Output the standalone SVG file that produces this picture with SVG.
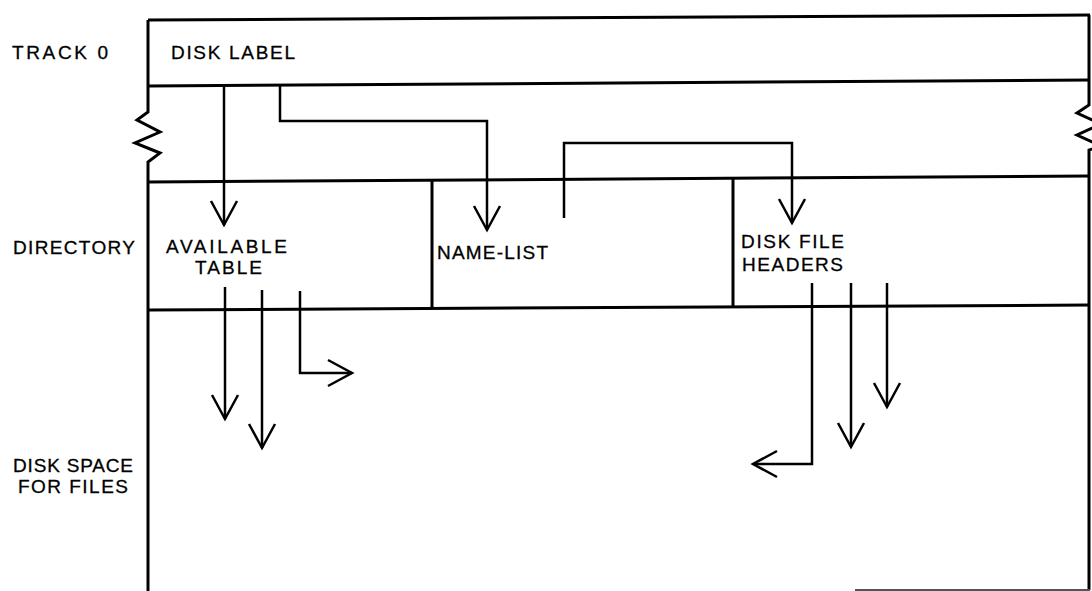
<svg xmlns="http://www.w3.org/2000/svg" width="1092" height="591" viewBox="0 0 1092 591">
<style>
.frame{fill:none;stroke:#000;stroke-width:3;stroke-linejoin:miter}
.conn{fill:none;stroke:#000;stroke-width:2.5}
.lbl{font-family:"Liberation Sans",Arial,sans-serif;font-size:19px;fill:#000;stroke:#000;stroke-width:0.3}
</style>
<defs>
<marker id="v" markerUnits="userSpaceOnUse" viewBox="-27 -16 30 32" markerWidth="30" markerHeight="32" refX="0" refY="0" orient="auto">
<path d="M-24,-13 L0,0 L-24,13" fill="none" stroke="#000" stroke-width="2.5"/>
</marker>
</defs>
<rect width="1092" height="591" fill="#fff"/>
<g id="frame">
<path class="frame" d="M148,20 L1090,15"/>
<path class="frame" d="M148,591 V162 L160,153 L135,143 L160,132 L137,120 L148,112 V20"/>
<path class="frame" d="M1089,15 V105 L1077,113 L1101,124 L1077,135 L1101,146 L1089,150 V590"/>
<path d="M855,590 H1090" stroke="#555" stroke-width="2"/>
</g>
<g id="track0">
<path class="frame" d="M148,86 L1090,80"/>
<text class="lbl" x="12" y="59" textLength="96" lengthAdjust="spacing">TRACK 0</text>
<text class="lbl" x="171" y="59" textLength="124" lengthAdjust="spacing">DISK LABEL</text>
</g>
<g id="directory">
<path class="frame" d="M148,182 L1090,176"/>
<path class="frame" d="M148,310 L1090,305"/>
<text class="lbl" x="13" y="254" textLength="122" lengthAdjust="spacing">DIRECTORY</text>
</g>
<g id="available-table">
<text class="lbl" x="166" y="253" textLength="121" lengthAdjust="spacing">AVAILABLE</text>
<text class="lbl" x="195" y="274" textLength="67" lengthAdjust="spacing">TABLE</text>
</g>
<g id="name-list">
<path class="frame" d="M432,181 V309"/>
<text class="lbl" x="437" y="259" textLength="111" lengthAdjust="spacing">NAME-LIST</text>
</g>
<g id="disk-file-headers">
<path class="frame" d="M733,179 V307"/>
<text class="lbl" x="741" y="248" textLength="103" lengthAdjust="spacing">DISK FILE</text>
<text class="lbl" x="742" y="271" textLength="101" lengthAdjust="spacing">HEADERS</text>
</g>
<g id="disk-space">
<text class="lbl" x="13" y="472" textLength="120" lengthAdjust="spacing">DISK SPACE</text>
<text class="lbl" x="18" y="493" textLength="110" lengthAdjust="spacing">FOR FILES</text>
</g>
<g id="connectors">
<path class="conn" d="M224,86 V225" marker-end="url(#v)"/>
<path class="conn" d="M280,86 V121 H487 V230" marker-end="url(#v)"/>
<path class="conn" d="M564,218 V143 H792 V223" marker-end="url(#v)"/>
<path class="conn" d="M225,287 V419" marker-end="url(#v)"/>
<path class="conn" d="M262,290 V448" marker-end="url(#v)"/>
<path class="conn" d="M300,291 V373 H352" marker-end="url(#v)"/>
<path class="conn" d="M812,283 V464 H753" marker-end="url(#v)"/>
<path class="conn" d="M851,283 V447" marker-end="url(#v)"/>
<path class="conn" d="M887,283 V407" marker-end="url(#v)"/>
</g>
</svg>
:::::
- _What this task involves_:
Reproduce the data word for word, excluding its pictures.

- _Exercise result_:
Output the standalone SVG file that produces this picture with SVG.
<svg xmlns="http://www.w3.org/2000/svg" width="1092" height="591" viewBox="0 0 1092 591">
<style>
.frame{fill:none;stroke:#000;stroke-width:3;stroke-linejoin:miter}
.conn{fill:none;stroke:#000;stroke-width:2.5}
.lbl{font-family:"Liberation Sans",Arial,sans-serif;font-size:19px;fill:#000;stroke:#000;stroke-width:0.3}
</style>
<defs>
<marker id="v" markerUnits="userSpaceOnUse" viewBox="-27 -16 30 32" markerWidth="30" markerHeight="32" refX="0" refY="0" orient="auto">
<path d="M-24,-13 L0,0 L-24,13" fill="none" stroke="#000" stroke-width="2.5"/>
</marker>
</defs>
<rect width="1092" height="591" fill="#fff"/>
<g id="frame">
<path class="frame" d="M148,20 L1090,15"/>
<path class="frame" d="M148,591 V162 L160,153 L135,143 L160,132 L137,120 L148,112 V20"/>
<path class="frame" d="M1089,15 V105 L1077,113 L1101,124 L1077,135 L1101,146 L1089,150 V590"/>
<path d="M855,590 H1090" stroke="#555" stroke-width="2"/>
</g>
<g id="track0">
<path class="frame" d="M148,86 L1090,80"/>
<text class="lbl" x="12" y="59" textLength="96" lengthAdjust="spacing">TRACK 0</text>
<text class="lbl" x="171" y="59" textLength="124" lengthAdjust="spacing">DISK LABEL</text>
</g>
<g id="directory">
<path class="frame" d="M148,182 L1090,176"/>
<path class="frame" d="M148,310 L1090,305"/>
<text class="lbl" x="13" y="254" textLength="122" lengthAdjust="spacing">DIRECTORY</text>
</g>
<g id="available-table">
<text class="lbl" x="166" y="253" textLength="121" lengthAdjust="spacing">AVAILABLE</text>
<text class="lbl" x="195" y="274" textLength="67" lengthAdjust="spacing">TABLE</text>
</g>
<g id="name-list">
<path class="frame" d="M432,181 V309"/>
<text class="lbl" x="437" y="259" textLength="111" lengthAdjust="spacing">NAME-LIST</text>
</g>
<g id="disk-file-headers">
<path class="frame" d="M733,179 V307"/>
<text class="lbl" x="741" y="248" textLength="103" lengthAdjust="spacing">DISK FILE</text>
<text class="lbl" x="742" y="271" textLength="101" lengthAdjust="spacing">HEADERS</text>
</g>
<g id="disk-space">
<text class="lbl" x="13" y="472" textLength="120" lengthAdjust="spacing">DISK SPACE</text>
<text class="lbl" x="18" y="493" textLength="110" lengthAdjust="spacing">FOR FILES</text>
</g>
<g id="connectors">
<path class="conn" d="M224,86 V225" marker-end="url(#v)"/>
<path class="conn" d="M280,86 V121 H487 V230" marker-end="url(#v)"/>
<path class="conn" d="M564,218 V143 H792 V223" marker-end="url(#v)"/>
<path class="conn" d="M225,287 V419" marker-end="url(#v)"/>
<path class="conn" d="M262,290 V448" marker-end="url(#v)"/>
<path class="conn" d="M300,291 V373 H352" marker-end="url(#v)"/>
<path class="conn" d="M812,283 V464 H753" marker-end="url(#v)"/>
<path class="conn" d="M851,283 V447" marker-end="url(#v)"/>
<path class="conn" d="M887,283 V407" marker-end="url(#v)"/>
</g>
</svg>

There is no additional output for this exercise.